◆ **The exercise**:
Only the lines from the line containing "What matplotlib code" through the line containing "from matplotlib.transforms import Affine2D" should be reproduced, please, with no pictures.

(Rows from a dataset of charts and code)
+ + + + +

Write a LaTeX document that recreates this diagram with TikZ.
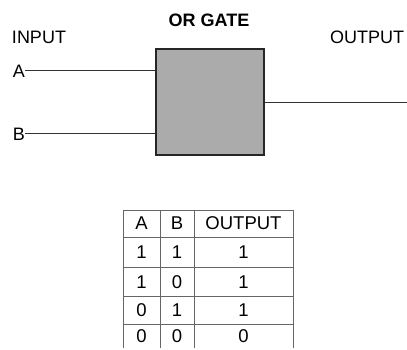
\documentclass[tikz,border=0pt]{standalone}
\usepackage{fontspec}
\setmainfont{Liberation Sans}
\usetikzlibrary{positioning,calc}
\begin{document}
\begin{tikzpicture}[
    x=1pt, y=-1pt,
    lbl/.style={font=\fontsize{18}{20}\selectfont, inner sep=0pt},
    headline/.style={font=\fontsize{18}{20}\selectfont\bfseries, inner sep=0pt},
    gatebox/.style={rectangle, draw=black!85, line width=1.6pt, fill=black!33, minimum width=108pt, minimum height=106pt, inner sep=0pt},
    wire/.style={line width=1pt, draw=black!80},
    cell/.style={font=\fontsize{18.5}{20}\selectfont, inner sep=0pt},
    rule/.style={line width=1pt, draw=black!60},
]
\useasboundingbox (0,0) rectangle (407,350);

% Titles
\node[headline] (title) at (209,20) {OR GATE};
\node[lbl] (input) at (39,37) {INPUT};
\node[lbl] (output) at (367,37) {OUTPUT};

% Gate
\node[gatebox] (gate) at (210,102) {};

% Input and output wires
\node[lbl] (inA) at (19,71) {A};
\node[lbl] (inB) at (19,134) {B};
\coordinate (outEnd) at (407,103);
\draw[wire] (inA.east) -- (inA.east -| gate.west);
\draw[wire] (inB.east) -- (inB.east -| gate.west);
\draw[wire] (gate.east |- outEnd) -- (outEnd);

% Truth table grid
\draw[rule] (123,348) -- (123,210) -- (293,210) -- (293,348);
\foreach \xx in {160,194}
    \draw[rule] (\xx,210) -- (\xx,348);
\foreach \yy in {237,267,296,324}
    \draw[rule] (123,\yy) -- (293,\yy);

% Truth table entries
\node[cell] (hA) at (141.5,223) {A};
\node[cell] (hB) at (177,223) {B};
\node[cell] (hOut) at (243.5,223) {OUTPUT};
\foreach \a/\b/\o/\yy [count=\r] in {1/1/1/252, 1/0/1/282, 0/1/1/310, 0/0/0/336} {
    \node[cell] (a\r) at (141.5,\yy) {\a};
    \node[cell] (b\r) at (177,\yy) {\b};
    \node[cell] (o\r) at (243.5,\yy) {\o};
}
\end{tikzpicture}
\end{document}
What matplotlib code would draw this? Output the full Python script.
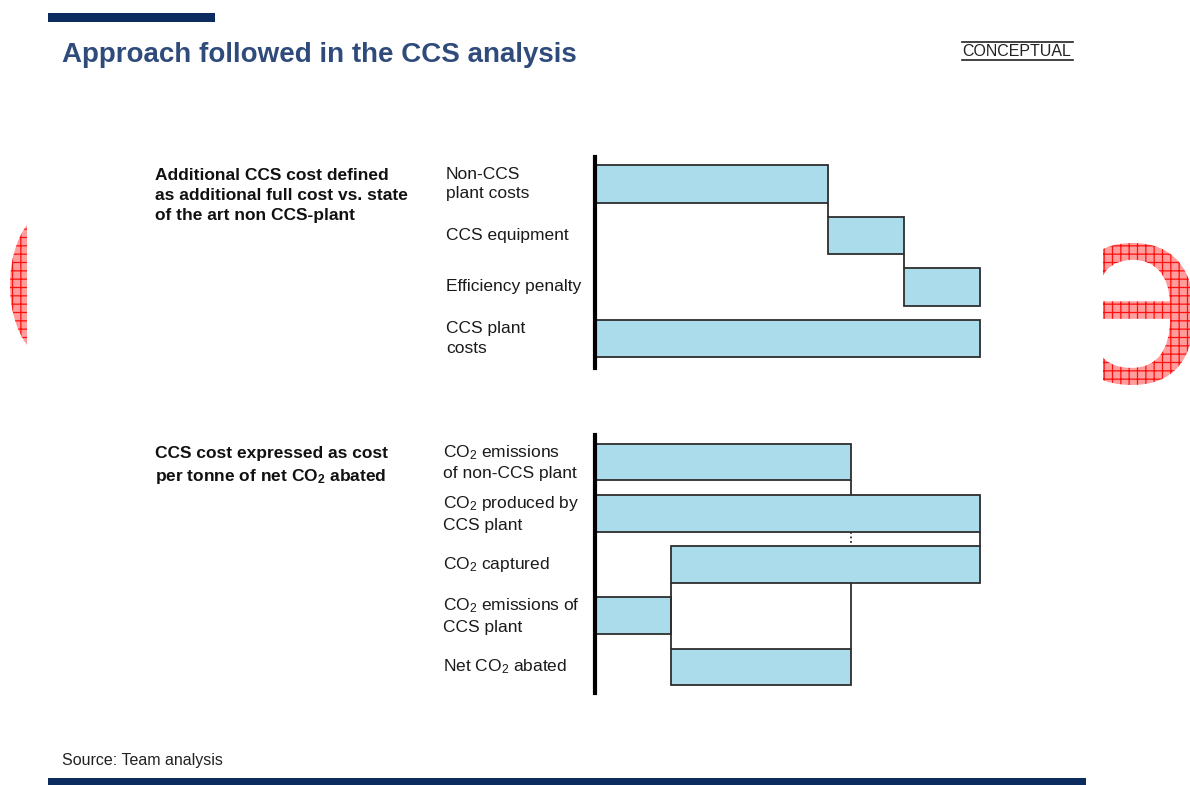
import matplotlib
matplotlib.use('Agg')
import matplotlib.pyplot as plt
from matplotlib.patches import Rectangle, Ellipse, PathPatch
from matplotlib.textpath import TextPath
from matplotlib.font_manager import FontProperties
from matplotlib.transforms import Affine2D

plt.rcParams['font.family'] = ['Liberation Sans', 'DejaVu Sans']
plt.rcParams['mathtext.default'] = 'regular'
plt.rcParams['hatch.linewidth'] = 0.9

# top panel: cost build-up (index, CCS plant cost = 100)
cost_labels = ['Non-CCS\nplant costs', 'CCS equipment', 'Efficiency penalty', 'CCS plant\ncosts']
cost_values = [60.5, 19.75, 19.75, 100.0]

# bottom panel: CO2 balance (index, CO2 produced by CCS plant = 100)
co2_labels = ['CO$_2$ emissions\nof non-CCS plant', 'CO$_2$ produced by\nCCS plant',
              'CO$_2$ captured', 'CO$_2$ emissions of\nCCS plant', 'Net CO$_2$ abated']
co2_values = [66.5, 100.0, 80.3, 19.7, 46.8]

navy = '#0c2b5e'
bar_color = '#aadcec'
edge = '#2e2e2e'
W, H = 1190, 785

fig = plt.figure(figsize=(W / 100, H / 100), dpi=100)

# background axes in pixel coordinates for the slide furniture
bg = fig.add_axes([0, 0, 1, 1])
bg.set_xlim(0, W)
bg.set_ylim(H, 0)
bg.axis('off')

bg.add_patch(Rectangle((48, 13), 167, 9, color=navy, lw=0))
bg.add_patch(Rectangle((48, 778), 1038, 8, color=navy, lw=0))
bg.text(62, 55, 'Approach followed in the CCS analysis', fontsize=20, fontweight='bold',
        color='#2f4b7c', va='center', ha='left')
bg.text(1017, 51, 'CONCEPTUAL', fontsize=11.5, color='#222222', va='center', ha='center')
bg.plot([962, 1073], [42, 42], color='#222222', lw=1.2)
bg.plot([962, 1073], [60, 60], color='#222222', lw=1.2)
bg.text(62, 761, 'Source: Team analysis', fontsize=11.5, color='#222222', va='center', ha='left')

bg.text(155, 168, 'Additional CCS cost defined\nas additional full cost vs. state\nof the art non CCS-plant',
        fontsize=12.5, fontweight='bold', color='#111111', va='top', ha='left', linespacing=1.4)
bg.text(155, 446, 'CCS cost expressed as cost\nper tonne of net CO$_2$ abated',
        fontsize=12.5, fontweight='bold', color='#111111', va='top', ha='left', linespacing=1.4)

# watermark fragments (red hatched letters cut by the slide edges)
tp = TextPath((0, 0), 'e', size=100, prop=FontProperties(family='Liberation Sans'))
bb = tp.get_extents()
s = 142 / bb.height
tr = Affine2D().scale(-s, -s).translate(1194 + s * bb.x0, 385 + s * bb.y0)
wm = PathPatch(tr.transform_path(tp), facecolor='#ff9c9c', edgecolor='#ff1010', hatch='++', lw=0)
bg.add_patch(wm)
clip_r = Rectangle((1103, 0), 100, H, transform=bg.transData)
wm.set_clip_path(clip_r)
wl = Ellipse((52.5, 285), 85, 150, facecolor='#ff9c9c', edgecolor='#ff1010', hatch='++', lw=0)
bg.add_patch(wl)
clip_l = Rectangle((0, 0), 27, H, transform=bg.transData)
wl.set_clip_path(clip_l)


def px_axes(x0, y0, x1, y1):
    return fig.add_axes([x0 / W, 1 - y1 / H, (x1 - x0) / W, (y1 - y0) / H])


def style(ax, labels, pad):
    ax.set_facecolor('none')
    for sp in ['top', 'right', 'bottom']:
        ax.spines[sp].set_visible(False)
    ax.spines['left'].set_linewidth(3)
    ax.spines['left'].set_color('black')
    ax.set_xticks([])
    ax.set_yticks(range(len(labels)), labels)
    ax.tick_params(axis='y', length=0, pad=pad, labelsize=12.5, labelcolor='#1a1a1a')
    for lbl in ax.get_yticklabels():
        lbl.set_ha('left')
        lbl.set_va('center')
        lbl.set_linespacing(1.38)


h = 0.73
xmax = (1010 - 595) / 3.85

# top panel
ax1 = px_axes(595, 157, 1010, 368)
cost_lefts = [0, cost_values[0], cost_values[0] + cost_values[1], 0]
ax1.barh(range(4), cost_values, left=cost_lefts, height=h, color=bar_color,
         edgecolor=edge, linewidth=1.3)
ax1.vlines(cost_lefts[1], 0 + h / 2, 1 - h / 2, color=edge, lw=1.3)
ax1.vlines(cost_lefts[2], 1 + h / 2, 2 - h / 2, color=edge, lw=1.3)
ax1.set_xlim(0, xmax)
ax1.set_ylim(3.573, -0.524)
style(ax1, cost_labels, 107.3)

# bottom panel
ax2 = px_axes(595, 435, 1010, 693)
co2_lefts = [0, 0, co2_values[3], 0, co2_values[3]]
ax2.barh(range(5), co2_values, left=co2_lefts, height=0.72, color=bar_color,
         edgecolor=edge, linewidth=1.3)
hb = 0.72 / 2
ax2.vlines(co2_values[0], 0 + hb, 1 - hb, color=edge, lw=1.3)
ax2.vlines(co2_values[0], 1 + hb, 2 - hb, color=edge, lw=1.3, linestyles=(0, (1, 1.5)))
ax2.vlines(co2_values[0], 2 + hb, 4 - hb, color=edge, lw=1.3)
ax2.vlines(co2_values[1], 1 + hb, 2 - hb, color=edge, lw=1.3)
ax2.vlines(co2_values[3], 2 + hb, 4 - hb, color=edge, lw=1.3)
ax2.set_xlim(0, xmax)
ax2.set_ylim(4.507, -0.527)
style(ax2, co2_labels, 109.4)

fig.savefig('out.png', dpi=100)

+ + + + +

◆ **Solution**:
What matplotlib code would draw this? Output the full Python script.
import matplotlib
matplotlib.use('Agg')
import matplotlib.pyplot as plt
from matplotlib.patches import Rectangle, Ellipse, PathPatch
from matplotlib.textpath import TextPath
from matplotlib.font_manager import FontProperties
from matplotlib.transforms import Affine2D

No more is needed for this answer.